The Geelong Manufacturing Council has made representations to Government and was vocal in the media in October over CSIRO’s recent decision to close its carbon fibre research at Waurn Ponds.
We called on CSIRO to reverse its decision and pivot its carbon fibre research to reduce the embedded energy and improve the sustainability credentials of this highly value material. Industry has a compelling interest in carbon fibre improvements.
Informed community and industry leaders have been calling for research into making carbon fibre more sustainable: they want workable renewable raw materials for the making of carbon fibre; they want to lower the embedded energy of this highly valued lightweight material; they want methods for recycling and, of course, they want to reduce costs.
Deakin University’s Carbon Nexus continues to take a global leadership role in researching renewable and cost-effective carbon fibre – a fortunate thing – because Australia’s premier science body has been waylaid again from a set task.
As we use this current radical upheaval in economic activity to decide the future we want – whether it is to secure sources of supply in times of future global disruption or to radically reduce global greenhouse emissions – we must hold our Governments and their agencies and representatives to account.
Carbon fibre is four times as strong as steel and about one third of its weight. Carbon fibre components will help enable a low emissions future by extending the range of electric vehicles, by strengthening wind turbine blades and enabling the storage of hydrogen at high pressures.

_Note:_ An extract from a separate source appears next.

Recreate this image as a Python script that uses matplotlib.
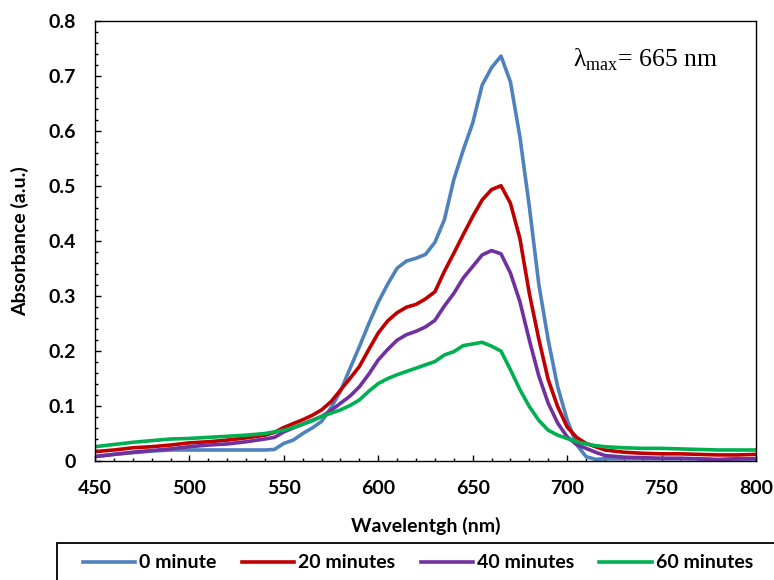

This is a high value material being made into even higher value products, precisely the kinds of value-added goods Australia must get behind for our future prosperity.
We are not able to produce everything in Australia that we need. This is known as a sovereign capability gap. And while we should be wary of cries of national security as a cover for increasing protection – lower trade volumes will hamper the global recovery and make us poorer – our national research infrastructure should be addressing the challenges that help solve real-world industry problems – and help close that sovereign industrial gap.